> _Required work_: Leaving the pictures aside, transcribe every line below exactly.

> _Given data_:
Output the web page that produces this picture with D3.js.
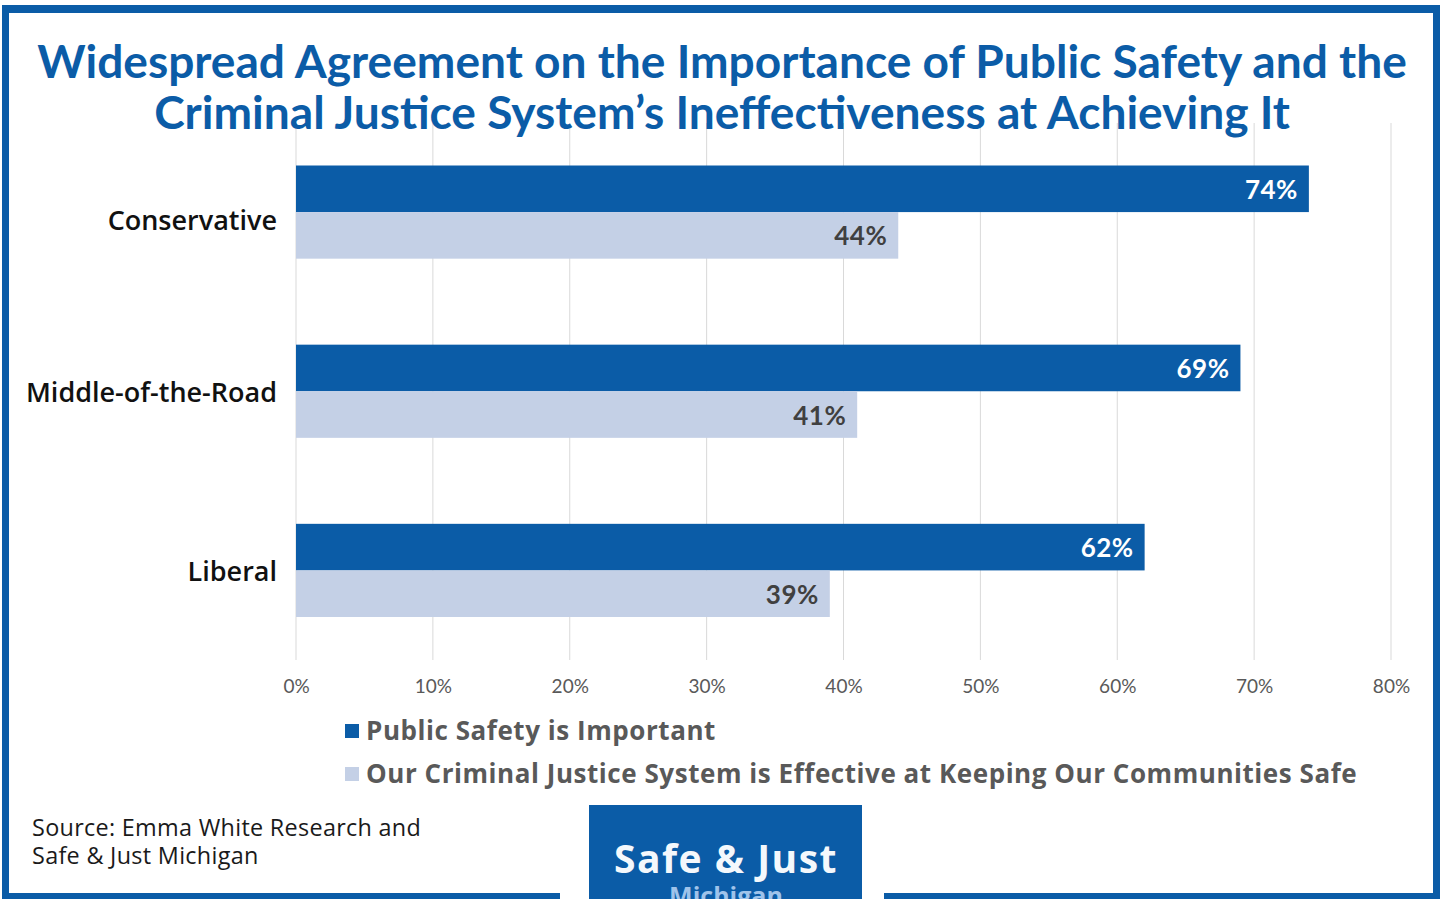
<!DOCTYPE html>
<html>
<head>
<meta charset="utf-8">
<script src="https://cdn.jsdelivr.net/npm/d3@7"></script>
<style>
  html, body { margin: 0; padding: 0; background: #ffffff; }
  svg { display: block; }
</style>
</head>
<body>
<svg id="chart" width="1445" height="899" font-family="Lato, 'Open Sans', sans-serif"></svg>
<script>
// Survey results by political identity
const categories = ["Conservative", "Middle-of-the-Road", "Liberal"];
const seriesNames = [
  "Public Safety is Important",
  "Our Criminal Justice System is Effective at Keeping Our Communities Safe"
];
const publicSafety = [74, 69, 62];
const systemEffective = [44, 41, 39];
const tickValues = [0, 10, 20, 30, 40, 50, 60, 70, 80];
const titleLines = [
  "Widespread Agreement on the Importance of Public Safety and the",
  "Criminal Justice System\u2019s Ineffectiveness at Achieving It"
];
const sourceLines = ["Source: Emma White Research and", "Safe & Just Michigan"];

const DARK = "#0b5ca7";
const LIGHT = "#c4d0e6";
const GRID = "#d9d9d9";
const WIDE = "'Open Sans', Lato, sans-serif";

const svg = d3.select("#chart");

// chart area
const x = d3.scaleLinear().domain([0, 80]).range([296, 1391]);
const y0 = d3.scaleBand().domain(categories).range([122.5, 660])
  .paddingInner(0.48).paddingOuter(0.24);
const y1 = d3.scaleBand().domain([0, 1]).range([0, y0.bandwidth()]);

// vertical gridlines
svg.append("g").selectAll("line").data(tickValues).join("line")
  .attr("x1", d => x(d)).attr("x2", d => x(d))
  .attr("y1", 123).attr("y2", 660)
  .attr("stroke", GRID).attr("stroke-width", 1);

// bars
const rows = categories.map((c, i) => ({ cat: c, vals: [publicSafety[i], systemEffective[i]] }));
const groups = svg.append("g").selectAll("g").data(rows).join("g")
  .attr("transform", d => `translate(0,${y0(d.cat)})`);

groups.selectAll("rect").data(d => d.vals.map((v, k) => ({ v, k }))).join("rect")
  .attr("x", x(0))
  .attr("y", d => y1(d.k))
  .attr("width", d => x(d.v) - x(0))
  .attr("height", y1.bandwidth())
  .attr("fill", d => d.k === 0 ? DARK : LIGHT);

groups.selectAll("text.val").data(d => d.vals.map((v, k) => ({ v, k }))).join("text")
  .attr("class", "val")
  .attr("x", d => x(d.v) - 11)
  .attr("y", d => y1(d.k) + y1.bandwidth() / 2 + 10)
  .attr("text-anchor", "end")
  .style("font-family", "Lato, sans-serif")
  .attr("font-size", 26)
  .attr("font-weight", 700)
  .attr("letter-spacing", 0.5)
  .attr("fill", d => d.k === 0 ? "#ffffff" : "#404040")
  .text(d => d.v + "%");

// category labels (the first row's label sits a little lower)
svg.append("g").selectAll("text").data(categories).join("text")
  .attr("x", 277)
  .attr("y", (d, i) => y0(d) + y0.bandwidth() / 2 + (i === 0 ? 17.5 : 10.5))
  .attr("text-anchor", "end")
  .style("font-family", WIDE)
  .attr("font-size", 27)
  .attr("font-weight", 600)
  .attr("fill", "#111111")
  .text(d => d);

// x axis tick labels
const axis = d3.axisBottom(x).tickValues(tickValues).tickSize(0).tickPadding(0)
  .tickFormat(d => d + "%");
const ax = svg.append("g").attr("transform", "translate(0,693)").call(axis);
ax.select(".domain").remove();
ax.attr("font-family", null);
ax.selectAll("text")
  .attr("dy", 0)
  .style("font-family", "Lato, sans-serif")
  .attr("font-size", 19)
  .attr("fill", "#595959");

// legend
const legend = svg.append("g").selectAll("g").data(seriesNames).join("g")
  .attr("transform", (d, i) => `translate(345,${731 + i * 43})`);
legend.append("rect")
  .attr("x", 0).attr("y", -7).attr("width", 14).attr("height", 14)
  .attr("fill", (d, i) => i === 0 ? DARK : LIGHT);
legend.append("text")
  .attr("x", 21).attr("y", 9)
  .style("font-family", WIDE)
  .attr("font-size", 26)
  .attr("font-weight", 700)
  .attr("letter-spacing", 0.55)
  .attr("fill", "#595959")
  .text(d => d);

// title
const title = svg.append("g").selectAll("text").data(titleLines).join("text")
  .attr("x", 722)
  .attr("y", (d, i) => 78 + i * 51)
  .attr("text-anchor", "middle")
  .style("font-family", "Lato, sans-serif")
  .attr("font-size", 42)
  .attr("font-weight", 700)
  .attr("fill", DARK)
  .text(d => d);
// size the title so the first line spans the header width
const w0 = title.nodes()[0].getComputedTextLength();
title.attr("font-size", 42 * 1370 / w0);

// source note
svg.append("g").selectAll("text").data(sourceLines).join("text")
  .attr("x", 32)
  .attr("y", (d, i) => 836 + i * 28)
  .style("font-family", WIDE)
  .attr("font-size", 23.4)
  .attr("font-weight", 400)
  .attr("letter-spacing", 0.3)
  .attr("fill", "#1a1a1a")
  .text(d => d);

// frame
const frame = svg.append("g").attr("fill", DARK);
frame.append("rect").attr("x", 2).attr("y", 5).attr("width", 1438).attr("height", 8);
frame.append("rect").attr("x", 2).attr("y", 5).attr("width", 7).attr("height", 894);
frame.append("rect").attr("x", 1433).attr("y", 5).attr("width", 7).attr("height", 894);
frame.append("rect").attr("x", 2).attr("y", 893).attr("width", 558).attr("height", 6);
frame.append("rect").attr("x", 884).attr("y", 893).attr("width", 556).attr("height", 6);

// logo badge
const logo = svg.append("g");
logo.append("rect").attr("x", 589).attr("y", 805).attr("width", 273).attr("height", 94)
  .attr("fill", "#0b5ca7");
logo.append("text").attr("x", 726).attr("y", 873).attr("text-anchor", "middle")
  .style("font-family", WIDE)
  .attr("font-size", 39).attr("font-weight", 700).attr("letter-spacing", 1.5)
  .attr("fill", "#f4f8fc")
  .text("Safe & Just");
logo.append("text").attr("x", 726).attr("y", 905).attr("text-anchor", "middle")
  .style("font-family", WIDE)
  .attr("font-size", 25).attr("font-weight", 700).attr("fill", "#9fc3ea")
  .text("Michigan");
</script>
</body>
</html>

> _Answer_:
Output the web page that produces this picture with D3.js.
<!DOCTYPE html>
<html>
<head>
<meta charset="utf-8">
<script src="https://cdn.jsdelivr.net/npm/d3@7"></script>
<style>
  html, body { margin: 0; padding: 0; background: #ffffff; }
  svg { display: block; }
</style>
</head>
<body>
<svg id="chart" width="1445" height="899" font-family="Lato, 'Open Sans', sans-serif"></svg>
<script>
// Survey results by political identity
const categories = ["Conservative", "Middle-of-the-Road", "Liberal"];
const seriesNames = [
  "Public Safety is Important",
  "Our Criminal Justice System is Effective at Keeping Our Communities Safe"
];
const publicSafety = [74, 69, 62];
const systemEffective = [44, 41, 39];
const tickValues = [0, 10, 20, 30, 40, 50, 60, 70, 80];
const titleLines = [
  "Widespread Agreement on the Importance of Public Safety and the",
  "Criminal Justice System\u2019s Ineffectiveness at Achieving It"
];
const sourceLines = ["Source: Emma White Research and", "Safe & Just Michigan"];

const DARK = "#0b5ca7";
const LIGHT = "#c4d0e6";
const GRID = "#d9d9d9";
const WIDE = "'Open Sans', Lato, sans-serif";

const svg = d3.select("#chart");

// chart area
const x = d3.scaleLinear().domain([0, 80]).range([296, 1391]);
const y0 = d3.scaleBand().domain(categories).range([122.5, 660])
  .paddingInner(0.48).paddingOuter(0.24);
const y1 = d3.scaleBand().domain([0, 1]).range([0, y0.bandwidth()]);

// vertical gridlines
svg.append("g").selectAll("line").data(tickValues).join("line")
  .attr("x1", d => x(d)).attr("x2", d => x(d))
  .attr("y1", 123).attr("y2", 660)
  .attr("stroke", GRID).attr("stroke-width", 1);

// bars
const rows = categories.map((c, i) => ({ cat: c, vals: [publicSafety[i], systemEffective[i]] }));
const groups = svg.append("g").selectAll("g").data(rows).join("g")
  .attr("transform", d => `translate(0,${y0(d.cat)})`);

groups.selectAll("rect").data(d => d.vals.map((v, k) => ({ v, k }))).join("rect")
  .attr("x", x(0))
  .attr("y", d => y1(d.k))
  .attr("width", d => x(d.v) - x(0))
  .attr("height", y1.bandwidth())
  .attr("fill", d => d.k === 0 ? DARK : LIGHT);

groups.selectAll("text.val").data(d => d.vals.map((v, k) => ({ v, k }))).join("text")
  .attr("class", "val")
  .attr("x", d => x(d.v) - 11)
  .attr("y", d => y1(d.k) + y1.bandwidth() / 2 + 10)
  .attr("text-anchor", "end")
  .style("font-family", "Lato, sans-serif")
  .attr("font-size", 26)
  .attr("font-weight", 700)
  .attr("letter-spacing", 0.5)
  .attr("fill", d => d.k === 0 ? "#ffffff" : "#404040")
  .text(d => d.v + "%");

// category labels (the first row's label sits a little lower)
svg.append("g").selectAll("text").data(categories).join("text")
  .attr("x", 277)
  .attr("y", (d, i) => y0(d) + y0.bandwidth() / 2 + (i === 0 ? 17.5 : 10.5))
  .attr("text-anchor", "end")
  .style("font-family", WIDE)
  .attr("font-size", 27)
  .attr("font-weight", 600)
  .attr("fill", "#111111")
  .text(d => d);

// x axis tick labels
const axis = d3.axisBottom(x).tickValues(tickValues).tickSize(0).tickPadding(0)
  .tickFormat(d => d + "%");
const ax = svg.append("g").attr("transform", "translate(0,693)").call(axis);
ax.select(".domain").remove();
ax.attr("font-family", null);
ax.selectAll("text")
  .attr("dy", 0)
  .style("font-family", "Lato, sans-serif")
  .attr("font-size", 19)
  .attr("fill", "#595959");

// legend
const legend = svg.append("g").selectAll("g").data(seriesNames).join("g")
  .attr("transform", (d, i) => `translate(345,${731 + i * 43})`);
legend.append("rect")
  .attr("x", 0).attr("y", -7).attr("width", 14).attr("height", 14)
  .attr("fill", (d, i) => i === 0 ? DARK : LIGHT);
legend.append("text")
  .attr("x", 21).attr("y", 9)
  .style("font-family", WIDE)
  .attr("font-size", 26)
  .attr("font-weight", 700)
  .attr("letter-spacing", 0.55)
  .attr("fill", "#595959")
  .text(d => d);

// title
const title = svg.append("g").selectAll("text").data(titleLines).join("text")
  .attr("x", 722)
  .attr("y", (d, i) => 78 + i * 51)
  .attr("text-anchor", "middle")
  .style("font-family", "Lato, sans-serif")
  .attr("font-size", 42)
  .attr("font-weight", 700)
  .attr("fill", DARK)
  .text(d => d);
// size the title so the first line spans the header width
const w0 = title.nodes()[0].getComputedTextLength();
title.attr("font-size", 42 * 1370 / w0);

// source note
svg.append("g").selectAll("text").data(sourceLines).join("text")
  .attr("x", 32)
  .attr("y", (d, i) => 836 + i * 28)
  .style("font-family", WIDE)
  .attr("font-size", 23.4)
  .attr("font-weight", 400)
  .attr("letter-spacing", 0.3)
  .attr("fill", "#1a1a1a")
  .text(d => d);

// frame
const frame = svg.append("g").attr("fill", DARK);
frame.append("rect").attr("x", 2).attr("y", 5).attr("width", 1438).attr("height", 8);
frame.append("rect").attr("x", 2).attr("y", 5).attr("width", 7).attr("height", 894);
frame.append("rect").attr("x", 1433).attr("y", 5).attr("width", 7).attr("height", 894);
frame.append("rect").attr("x", 2).attr("y", 893).attr("width", 558).attr("height", 6);
frame.append("rect").attr("x", 884).attr("y", 893).attr("width", 556).attr("height", 6);

// logo badge
const logo = svg.append("g");
logo.append("rect").attr("x", 589).attr("y", 805).attr("width", 273).attr("height", 94)
  .attr("fill", "#0b5ca7");
logo.append("text").attr("x", 726).attr("y", 873).attr("text-anchor", "middle")
  .style("font-family", WIDE)
  .attr("font-size", 39).attr("font-weight", 700).attr("letter-spacing", 1.5)
  .attr("fill", "#f4f8fc")
  .text("Safe & Just");
logo.append("text").attr("x", 726).attr("y", 905).attr("text-anchor", "middle")
  .style("font-family", WIDE)
  .attr("font-size", 25).attr("font-weight", 700).attr("fill", "#9fc3ea")
  .text("Michigan");
</script>
</body>
</html>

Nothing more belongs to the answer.